Le président américain n'avait visiblement pas envie d'attaquer la Syrie, même si le pays avait utilisé des armes chimiques contre son peuple. Moscou a alors proposé la destruction de l'arsenal chimique syrien. L'offre a fait l'affaire d'Obama.
«Il y a eu une coopération avec les États-Unis, mais dont les termes ne sont pas dictés par les Américains», explique Jacques Lévesque. Qui d'autre que Poutine peut se targuer d'un tel résultat?
Poutine 3, Obama 0.
Le président russe se sent aujourd'hui maître de la situation. Chez lui comme à l'étranger. Si bien qu'il s'est permis de gracier plusieurs détenus condamnés par son régime. Alexandre Paul et les autres militants de Greenpeace. Deux membres du groupe Pussy Riot. L'homme d'affaires - et féroce critique de Poutine - Mikhaïl Khodorkovski.

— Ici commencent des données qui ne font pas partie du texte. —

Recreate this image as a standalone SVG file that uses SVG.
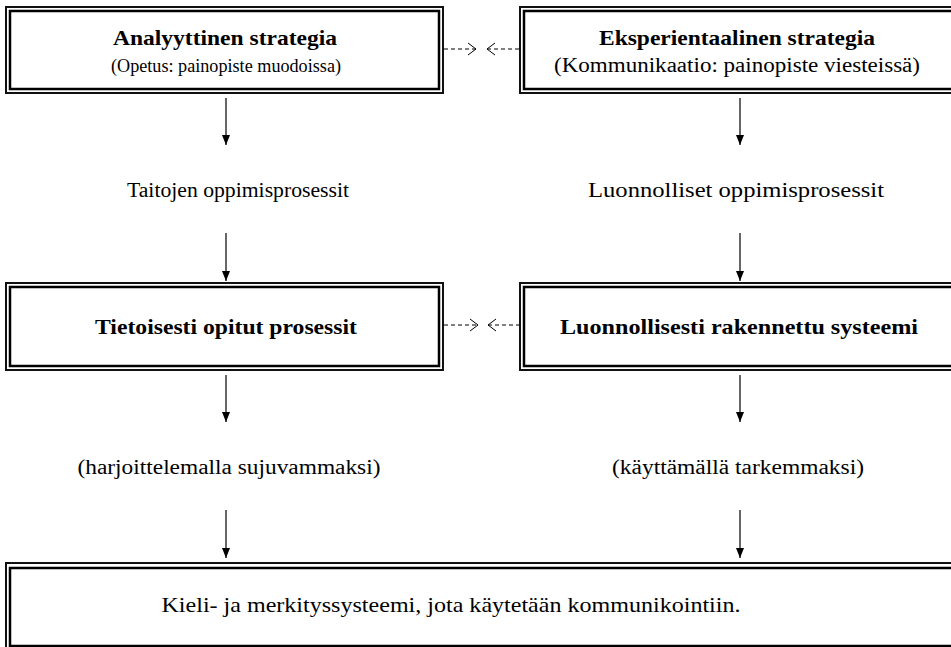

Hier, lors d'une conférence de presse à Moscou, les deux militantes de Pussy Riot ont affirmé qu'elles veulent toujours «chasser» Poutine du pouvoir. Pourtant, fin 2013, à l'approche de Jeux olympiques qui seront probablement interprétés comme un triomphe de plus pour le président russe, leur souhait semble tenir du rêve plus que de la réalité. À court terme, une Russie sans Poutine semble aussi improbable qu'une carrière en politique américaine pour Edward Snowden.